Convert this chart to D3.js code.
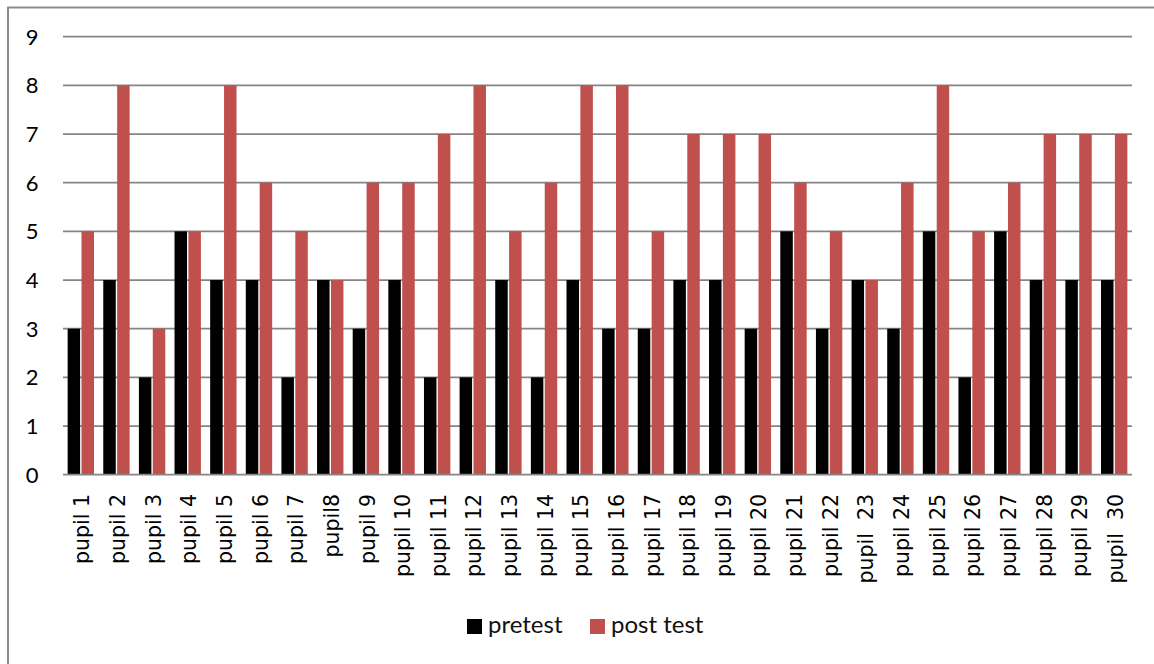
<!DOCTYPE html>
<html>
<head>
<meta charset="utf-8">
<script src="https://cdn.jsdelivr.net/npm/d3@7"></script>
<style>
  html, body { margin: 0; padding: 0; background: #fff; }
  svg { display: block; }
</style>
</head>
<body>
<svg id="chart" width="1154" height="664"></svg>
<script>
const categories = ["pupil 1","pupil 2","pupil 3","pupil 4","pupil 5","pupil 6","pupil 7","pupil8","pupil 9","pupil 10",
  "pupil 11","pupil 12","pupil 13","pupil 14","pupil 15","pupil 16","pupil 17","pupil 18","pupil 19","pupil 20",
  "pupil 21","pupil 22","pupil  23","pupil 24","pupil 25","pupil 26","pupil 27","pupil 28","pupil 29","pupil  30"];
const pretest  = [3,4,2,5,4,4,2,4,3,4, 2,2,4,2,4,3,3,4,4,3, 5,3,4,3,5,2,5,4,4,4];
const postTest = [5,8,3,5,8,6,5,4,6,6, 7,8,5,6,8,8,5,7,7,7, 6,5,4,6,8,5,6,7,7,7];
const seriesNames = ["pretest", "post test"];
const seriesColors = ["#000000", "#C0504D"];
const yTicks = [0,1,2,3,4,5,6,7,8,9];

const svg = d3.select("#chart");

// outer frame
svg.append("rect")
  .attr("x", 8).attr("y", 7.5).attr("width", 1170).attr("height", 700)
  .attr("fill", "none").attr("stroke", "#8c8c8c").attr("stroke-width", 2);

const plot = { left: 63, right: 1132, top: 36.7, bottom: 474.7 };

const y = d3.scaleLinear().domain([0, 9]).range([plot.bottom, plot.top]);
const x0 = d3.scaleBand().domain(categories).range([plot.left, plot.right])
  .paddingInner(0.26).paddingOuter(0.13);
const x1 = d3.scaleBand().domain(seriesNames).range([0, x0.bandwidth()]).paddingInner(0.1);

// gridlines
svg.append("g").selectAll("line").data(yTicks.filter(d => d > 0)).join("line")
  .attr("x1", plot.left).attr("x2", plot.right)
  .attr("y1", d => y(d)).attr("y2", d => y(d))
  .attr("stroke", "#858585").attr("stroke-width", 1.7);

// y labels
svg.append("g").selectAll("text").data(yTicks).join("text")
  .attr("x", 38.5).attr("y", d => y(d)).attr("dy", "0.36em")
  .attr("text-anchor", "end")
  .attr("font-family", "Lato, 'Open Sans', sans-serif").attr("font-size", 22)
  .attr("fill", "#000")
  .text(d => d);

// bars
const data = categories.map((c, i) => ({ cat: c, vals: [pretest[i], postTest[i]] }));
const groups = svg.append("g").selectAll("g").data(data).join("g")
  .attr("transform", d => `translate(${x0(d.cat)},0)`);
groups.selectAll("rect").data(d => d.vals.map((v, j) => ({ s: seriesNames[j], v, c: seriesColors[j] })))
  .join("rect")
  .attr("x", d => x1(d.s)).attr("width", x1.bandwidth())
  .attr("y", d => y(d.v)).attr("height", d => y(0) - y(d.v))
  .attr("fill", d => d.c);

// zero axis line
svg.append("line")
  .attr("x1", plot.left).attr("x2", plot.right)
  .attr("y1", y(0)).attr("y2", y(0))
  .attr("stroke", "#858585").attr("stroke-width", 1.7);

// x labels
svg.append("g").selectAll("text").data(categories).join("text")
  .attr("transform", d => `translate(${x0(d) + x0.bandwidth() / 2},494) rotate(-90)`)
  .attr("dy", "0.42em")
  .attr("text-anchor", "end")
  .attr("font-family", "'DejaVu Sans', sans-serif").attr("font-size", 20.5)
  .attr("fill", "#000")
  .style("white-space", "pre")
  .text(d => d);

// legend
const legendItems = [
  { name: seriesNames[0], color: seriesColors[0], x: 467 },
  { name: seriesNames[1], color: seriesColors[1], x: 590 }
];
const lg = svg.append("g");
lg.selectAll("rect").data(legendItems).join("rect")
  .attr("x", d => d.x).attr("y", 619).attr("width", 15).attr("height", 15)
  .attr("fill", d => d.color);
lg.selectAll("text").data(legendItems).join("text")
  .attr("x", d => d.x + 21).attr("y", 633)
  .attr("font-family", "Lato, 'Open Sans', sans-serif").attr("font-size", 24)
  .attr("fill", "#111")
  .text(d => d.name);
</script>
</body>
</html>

* _JOB_
Return each line from the material above exactly, but not the pictures.

* _WRITTEN ANSWER_
Convert this chart to D3.js code.
<!DOCTYPE html>
<html>
<head>
<meta charset="utf-8">
<script src="https://cdn.jsdelivr.net/npm/d3@7"></script>
<style>
  html, body { margin: 0; padding: 0; background: #fff; }
  svg { display: block; }
</style>
</head>
<body>
<svg id="chart" width="1154" height="664"></svg>
<script>
const categories = ["pupil 1","pupil 2","pupil 3","pupil 4","pupil 5","pupil 6","pupil 7","pupil8","pupil 9","pupil 10",
  "pupil 11","pupil 12","pupil 13","pupil 14","pupil 15","pupil 16","pupil 17","pupil 18","pupil 19","pupil 20",
  "pupil 21","pupil 22","pupil  23","pupil 24","pupil 25","pupil 26","pupil 27","pupil 28","pupil 29","pupil  30"];
const pretest  = [3,4,2,5,4,4,2,4,3,4, 2,2,4,2,4,3,3,4,4,3, 5,3,4,3,5,2,5,4,4,4];
const postTest = [5,8,3,5,8,6,5,4,6,6, 7,8,5,6,8,8,5,7,7,7, 6,5,4,6,8,5,6,7,7,7];
const seriesNames = ["pretest", "post test"];
const seriesColors = ["#000000", "#C0504D"];
const yTicks = [0,1,2,3,4,5,6,7,8,9];

const svg = d3.select("#chart");

// outer frame
svg.append("rect")
  .attr("x", 8).attr("y", 7.5).attr("width", 1170).attr("height", 700)
  .attr("fill", "none").attr("stroke", "#8c8c8c").attr("stroke-width", 2);

const plot = { left: 63, right: 1132, top: 36.7, bottom: 474.7 };

const y = d3.scaleLinear().domain([0, 9]).range([plot.bottom, plot.top]);
const x0 = d3.scaleBand().domain(categories).range([plot.left, plot.right])
  .paddingInner(0.26).paddingOuter(0.13);
const x1 = d3.scaleBand().domain(seriesNames).range([0, x0.bandwidth()]).paddingInner(0.1);

// gridlines
svg.append("g").selectAll("line").data(yTicks.filter(d => d > 0)).join("line")
  .attr("x1", plot.left).attr("x2", plot.right)
  .attr("y1", d => y(d)).attr("y2", d => y(d))
  .attr("stroke", "#858585").attr("stroke-width", 1.7);

// y labels
svg.append("g").selectAll("text").data(yTicks).join("text")
  .attr("x", 38.5).attr("y", d => y(d)).attr("dy", "0.36em")
  .attr("text-anchor", "end")
  .attr("font-family", "Lato, 'Open Sans', sans-serif").attr("font-size", 22)
  .attr("fill", "#000")
  .text(d => d);

// bars
const data = categories.map((c, i) => ({ cat: c, vals: [pretest[i], postTest[i]] }));
const groups = svg.append("g").selectAll("g").data(data).join("g")
  .attr("transform", d => `translate(${x0(d.cat)},0)`);
groups.selectAll("rect").data(d => d.vals.map((v, j) => ({ s: seriesNames[j], v, c: seriesColors[j] })))
  .join("rect")
  .attr("x", d => x1(d.s)).attr("width", x1.bandwidth())
  .attr("y", d => y(d.v)).attr("height", d => y(0) - y(d.v))
  .attr("fill", d => d.c);

// zero axis line
svg.append("line")
  .attr("x1", plot.left).attr("x2", plot.right)
  .attr("y1", y(0)).attr("y2", y(0))
  .attr("stroke", "#858585").attr("stroke-width", 1.7);

// x labels
svg.append("g").selectAll("text").data(categories).join("text")
  .attr("transform", d => `translate(${x0(d) + x0.bandwidth() / 2},494) rotate(-90)`)
  .attr("dy", "0.42em")
  .attr("text-anchor", "end")
  .attr("font-family", "'DejaVu Sans', sans-serif").attr("font-size", 20.5)
  .attr("fill", "#000")
  .style("white-space", "pre")
  .text(d => d);

// legend
const legendItems = [
  { name: seriesNames[0], color: seriesColors[0], x: 467 },
  { name: seriesNames[1], color: seriesColors[1], x: 590 }
];
const lg = svg.append("g");
lg.selectAll("rect").data(legendItems).join("rect")
  .attr("x", d => d.x).attr("y", 619).attr("width", 15).attr("height", 15)
  .attr("fill", d => d.color);
lg.selectAll("text").data(legendItems).join("text")
  .attr("x", d => d.x + 21).attr("y", 633)
  .attr("font-family", "Lato, 'Open Sans', sans-serif").attr("font-size", 24)
  .attr("fill", "#111")
  .text(d => d.name);
</script>
</body>
</html>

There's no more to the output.